▶ _Written task_: The required output is the block of lines from the line with "Output the Python" to the line with "SKEW = 61.3", endpoints included and pictures omitted.

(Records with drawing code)
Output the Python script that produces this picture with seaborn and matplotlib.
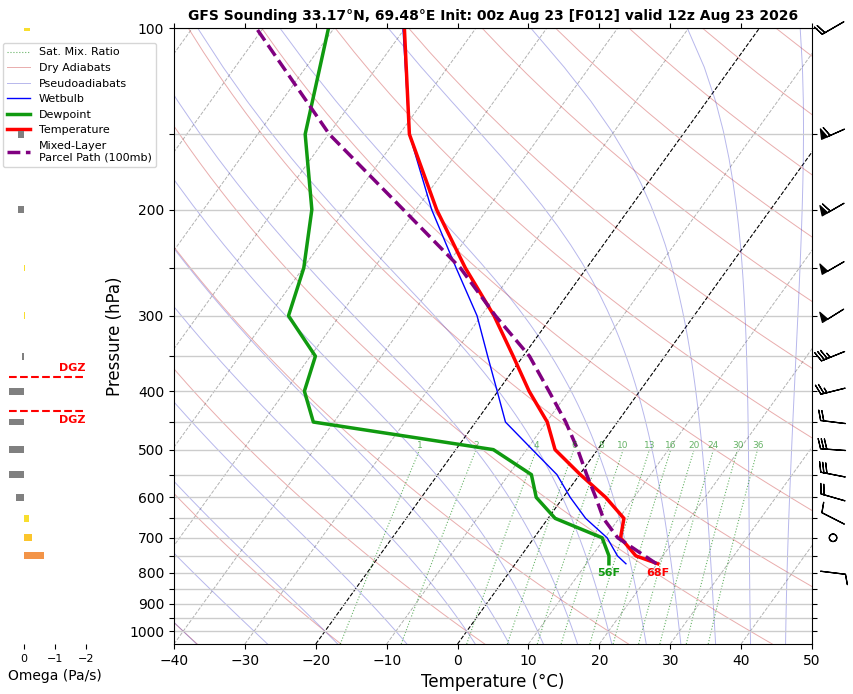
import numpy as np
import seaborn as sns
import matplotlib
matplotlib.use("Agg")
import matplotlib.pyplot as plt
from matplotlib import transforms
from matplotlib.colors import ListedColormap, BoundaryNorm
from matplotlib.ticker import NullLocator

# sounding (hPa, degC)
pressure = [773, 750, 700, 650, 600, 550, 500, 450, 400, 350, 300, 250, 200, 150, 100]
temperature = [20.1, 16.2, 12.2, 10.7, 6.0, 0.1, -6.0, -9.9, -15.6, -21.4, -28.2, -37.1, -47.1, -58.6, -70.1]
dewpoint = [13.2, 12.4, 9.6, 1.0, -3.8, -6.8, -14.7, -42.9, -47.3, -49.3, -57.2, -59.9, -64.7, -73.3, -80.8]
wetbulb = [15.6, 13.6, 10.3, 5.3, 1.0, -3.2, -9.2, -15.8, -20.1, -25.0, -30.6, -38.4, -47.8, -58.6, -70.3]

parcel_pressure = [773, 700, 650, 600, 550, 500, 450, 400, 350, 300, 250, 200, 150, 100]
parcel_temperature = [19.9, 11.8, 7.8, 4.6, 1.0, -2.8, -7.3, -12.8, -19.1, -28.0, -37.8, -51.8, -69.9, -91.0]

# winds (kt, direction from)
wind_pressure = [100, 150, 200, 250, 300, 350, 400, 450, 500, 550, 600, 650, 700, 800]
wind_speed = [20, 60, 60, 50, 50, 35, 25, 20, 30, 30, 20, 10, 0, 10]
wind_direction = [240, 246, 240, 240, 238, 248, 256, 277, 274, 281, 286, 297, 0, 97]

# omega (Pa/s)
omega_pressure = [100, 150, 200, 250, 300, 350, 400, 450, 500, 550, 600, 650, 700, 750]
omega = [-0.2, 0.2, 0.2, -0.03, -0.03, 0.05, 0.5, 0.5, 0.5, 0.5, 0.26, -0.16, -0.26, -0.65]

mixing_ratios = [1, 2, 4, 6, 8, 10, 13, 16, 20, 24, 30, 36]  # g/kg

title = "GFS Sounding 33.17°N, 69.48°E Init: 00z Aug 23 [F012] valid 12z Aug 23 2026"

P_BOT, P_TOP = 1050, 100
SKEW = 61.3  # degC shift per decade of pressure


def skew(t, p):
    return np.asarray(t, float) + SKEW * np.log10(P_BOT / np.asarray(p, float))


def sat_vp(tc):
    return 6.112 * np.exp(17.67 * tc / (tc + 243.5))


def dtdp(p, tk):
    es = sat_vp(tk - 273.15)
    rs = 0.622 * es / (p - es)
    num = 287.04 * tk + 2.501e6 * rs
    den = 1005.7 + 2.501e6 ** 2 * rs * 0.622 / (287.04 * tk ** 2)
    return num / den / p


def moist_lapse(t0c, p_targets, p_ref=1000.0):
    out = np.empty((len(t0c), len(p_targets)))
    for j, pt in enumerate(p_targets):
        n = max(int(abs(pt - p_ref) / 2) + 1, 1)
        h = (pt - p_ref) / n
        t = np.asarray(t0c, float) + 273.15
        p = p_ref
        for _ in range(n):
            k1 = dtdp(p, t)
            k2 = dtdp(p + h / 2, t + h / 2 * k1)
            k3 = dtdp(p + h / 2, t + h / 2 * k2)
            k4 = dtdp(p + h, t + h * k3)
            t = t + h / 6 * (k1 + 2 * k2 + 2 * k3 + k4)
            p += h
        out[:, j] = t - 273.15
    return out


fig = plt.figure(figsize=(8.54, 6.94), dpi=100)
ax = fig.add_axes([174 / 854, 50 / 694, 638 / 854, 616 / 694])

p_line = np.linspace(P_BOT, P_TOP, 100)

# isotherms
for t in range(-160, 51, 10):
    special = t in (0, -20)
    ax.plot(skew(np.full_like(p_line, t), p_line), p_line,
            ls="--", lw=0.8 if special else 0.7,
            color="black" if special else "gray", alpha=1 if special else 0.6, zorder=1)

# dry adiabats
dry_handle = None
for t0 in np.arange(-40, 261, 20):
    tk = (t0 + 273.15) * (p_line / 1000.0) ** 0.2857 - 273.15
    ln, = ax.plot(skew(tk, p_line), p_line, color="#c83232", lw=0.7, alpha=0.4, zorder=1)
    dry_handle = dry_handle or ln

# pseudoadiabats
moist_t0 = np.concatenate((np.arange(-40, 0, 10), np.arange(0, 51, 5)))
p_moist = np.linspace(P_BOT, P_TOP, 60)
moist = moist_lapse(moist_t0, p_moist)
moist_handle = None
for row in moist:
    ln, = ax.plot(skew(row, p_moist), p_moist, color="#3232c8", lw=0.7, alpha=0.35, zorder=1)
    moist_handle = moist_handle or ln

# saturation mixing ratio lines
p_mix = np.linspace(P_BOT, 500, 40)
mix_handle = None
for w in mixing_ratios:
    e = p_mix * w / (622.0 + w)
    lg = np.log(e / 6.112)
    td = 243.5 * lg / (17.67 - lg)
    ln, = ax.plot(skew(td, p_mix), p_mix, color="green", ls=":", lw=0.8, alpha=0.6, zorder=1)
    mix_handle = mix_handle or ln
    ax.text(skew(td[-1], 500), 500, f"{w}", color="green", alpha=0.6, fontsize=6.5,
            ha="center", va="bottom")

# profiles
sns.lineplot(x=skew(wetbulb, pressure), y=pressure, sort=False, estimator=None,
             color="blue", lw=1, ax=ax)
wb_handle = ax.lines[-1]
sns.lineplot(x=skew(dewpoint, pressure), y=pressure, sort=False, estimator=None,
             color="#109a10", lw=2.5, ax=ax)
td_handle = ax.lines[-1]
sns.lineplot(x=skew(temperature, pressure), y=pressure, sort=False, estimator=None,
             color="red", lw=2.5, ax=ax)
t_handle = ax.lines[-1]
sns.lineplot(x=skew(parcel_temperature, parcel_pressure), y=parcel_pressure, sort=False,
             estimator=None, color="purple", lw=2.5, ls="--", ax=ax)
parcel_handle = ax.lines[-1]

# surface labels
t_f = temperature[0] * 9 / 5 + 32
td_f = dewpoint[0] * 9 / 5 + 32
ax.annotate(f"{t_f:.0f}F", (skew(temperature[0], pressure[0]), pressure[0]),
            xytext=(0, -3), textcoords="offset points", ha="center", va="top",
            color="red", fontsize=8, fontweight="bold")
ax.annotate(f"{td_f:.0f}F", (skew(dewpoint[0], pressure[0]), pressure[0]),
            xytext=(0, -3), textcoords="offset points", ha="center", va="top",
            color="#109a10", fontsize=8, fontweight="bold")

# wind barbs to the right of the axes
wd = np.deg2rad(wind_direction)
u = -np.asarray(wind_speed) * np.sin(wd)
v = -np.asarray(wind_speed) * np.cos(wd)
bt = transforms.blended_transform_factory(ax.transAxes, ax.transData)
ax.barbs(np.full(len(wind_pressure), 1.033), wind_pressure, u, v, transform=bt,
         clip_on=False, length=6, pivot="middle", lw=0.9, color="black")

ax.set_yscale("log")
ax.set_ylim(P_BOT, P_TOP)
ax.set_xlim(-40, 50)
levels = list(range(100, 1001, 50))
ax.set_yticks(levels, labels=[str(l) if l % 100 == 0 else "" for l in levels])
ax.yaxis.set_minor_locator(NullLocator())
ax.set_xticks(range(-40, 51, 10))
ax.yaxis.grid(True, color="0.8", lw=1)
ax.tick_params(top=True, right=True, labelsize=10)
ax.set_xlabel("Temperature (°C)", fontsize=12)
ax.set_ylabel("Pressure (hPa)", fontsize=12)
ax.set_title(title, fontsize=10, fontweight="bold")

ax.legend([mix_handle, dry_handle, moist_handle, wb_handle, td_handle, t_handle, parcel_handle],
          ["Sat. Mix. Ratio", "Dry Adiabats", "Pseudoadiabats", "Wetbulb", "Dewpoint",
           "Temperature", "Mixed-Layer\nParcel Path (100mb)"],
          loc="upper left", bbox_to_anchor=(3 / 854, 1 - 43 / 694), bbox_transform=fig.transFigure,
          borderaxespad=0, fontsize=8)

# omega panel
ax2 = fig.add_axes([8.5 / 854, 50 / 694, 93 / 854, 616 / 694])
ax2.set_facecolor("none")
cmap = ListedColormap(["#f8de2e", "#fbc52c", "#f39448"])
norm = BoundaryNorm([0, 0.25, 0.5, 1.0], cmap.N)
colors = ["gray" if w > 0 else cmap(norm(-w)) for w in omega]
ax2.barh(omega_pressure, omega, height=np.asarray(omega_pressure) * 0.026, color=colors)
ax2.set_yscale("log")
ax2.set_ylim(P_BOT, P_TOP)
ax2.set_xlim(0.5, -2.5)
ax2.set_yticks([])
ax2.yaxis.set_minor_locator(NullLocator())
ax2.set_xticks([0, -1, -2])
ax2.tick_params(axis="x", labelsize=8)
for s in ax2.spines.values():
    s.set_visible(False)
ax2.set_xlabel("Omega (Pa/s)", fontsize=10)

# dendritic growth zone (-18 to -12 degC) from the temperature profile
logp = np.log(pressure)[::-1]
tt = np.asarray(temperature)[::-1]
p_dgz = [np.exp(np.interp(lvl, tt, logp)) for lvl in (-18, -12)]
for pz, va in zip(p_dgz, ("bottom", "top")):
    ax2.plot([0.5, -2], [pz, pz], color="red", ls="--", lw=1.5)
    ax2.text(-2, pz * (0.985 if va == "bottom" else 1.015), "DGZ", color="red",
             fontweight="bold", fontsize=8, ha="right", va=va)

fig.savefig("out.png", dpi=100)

---

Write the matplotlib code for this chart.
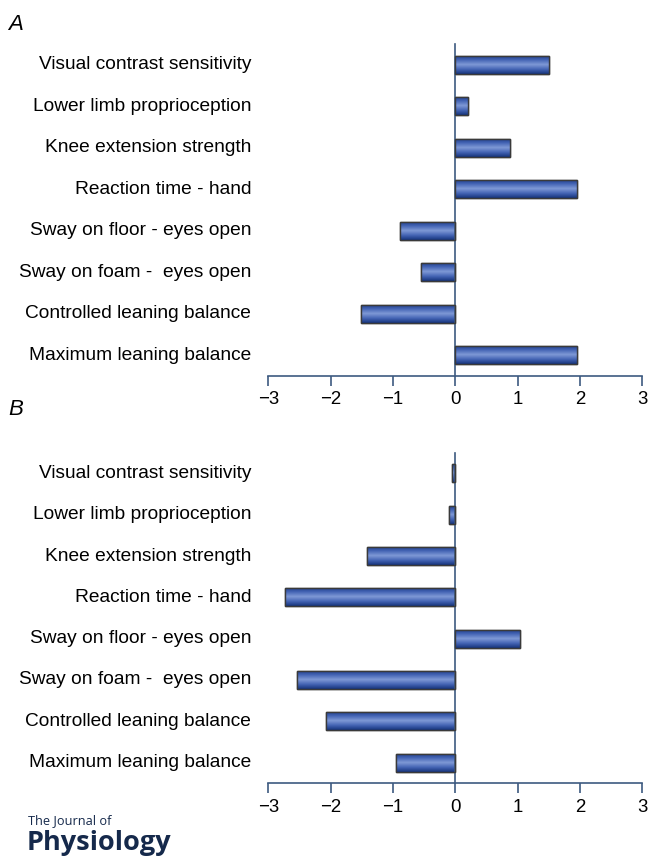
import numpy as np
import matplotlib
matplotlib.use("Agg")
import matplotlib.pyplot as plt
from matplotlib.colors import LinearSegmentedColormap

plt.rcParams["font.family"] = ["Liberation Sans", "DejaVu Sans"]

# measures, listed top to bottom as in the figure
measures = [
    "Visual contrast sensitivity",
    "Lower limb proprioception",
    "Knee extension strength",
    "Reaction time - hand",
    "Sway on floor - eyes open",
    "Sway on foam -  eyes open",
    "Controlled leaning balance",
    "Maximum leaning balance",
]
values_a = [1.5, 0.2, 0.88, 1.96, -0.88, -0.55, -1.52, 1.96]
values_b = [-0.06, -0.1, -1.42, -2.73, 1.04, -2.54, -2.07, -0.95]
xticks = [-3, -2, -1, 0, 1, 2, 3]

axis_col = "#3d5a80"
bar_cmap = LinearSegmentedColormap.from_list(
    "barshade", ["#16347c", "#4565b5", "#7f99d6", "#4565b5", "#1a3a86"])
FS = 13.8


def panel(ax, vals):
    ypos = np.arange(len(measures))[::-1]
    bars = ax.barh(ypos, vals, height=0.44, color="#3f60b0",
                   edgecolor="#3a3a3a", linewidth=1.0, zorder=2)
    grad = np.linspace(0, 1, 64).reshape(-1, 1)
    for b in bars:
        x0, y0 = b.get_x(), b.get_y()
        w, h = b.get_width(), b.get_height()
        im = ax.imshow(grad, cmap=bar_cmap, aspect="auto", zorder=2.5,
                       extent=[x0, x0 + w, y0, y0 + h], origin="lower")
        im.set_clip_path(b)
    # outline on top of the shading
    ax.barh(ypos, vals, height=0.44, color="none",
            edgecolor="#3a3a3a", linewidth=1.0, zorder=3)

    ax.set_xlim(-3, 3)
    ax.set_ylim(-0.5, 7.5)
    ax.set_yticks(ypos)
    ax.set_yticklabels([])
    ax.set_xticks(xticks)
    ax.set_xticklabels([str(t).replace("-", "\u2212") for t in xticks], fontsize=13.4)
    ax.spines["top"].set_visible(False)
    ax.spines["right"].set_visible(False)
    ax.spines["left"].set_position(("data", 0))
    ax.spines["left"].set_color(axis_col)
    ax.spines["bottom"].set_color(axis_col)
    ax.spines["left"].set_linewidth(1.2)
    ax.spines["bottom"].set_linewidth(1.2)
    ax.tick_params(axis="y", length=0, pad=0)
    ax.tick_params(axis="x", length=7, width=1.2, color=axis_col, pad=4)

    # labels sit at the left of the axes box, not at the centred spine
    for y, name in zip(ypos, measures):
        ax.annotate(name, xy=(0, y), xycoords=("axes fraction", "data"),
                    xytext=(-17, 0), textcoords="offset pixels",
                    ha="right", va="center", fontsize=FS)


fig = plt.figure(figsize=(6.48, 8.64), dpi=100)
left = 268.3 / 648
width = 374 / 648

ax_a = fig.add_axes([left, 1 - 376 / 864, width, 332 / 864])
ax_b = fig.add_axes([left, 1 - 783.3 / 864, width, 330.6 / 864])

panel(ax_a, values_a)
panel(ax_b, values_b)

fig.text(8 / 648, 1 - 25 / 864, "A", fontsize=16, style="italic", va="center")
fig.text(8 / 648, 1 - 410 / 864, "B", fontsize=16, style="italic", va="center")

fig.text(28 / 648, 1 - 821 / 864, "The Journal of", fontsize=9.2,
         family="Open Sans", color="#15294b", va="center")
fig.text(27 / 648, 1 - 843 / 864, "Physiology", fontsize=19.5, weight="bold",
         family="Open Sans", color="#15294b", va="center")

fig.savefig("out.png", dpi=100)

▶ _Result of the task_:
Output the Python script that produces this picture with seaborn and matplotlib.
import numpy as np
import seaborn as sns
import matplotlib
matplotlib.use("Agg")
import matplotlib.pyplot as plt
from matplotlib import transforms
from matplotlib.colors import ListedColormap, BoundaryNorm
from matplotlib.ticker import NullLocator

# sounding (hPa, degC)
pressure = [773, 750, 700, 650, 600, 550, 500, 450, 400, 350, 300, 250, 200, 150, 100]
temperature = [20.1, 16.2, 12.2, 10.7, 6.0, 0.1, -6.0, -9.9, -15.6, -21.4, -28.2, -37.1, -47.1, -58.6, -70.1]
dewpoint = [13.2, 12.4, 9.6, 1.0, -3.8, -6.8, -14.7, -42.9, -47.3, -49.3, -57.2, -59.9, -64.7, -73.3, -80.8]
wetbulb = [15.6, 13.6, 10.3, 5.3, 1.0, -3.2, -9.2, -15.8, -20.1, -25.0, -30.6, -38.4, -47.8, -58.6, -70.3]

parcel_pressure = [773, 700, 650, 600, 550, 500, 450, 400, 350, 300, 250, 200, 150, 100]
parcel_temperature = [19.9, 11.8, 7.8, 4.6, 1.0, -2.8, -7.3, -12.8, -19.1, -28.0, -37.8, -51.8, -69.9, -91.0]

# winds (kt, direction from)
wind_pressure = [100, 150, 200, 250, 300, 350, 400, 450, 500, 550, 600, 650, 700, 800]
wind_speed = [20, 60, 60, 50, 50, 35, 25, 20, 30, 30, 20, 10, 0, 10]
wind_direction = [240, 246, 240, 240, 238, 248, 256, 277, 274, 281, 286, 297, 0, 97]

# omega (Pa/s)
omega_pressure = [100, 150, 200, 250, 300, 350, 400, 450, 500, 550, 600, 650, 700, 750]
omega = [-0.2, 0.2, 0.2, -0.03, -0.03, 0.05, 0.5, 0.5, 0.5, 0.5, 0.26, -0.16, -0.26, -0.65]

mixing_ratios = [1, 2, 4, 6, 8, 10, 13, 16, 20, 24, 30, 36]  # g/kg

title = "GFS Sounding 33.17°N, 69.48°E Init: 00z Aug 23 [F012] valid 12z Aug 23 2026"

P_BOT, P_TOP = 1050, 100
SKEW = 61.3  # degC shift per decade of pressure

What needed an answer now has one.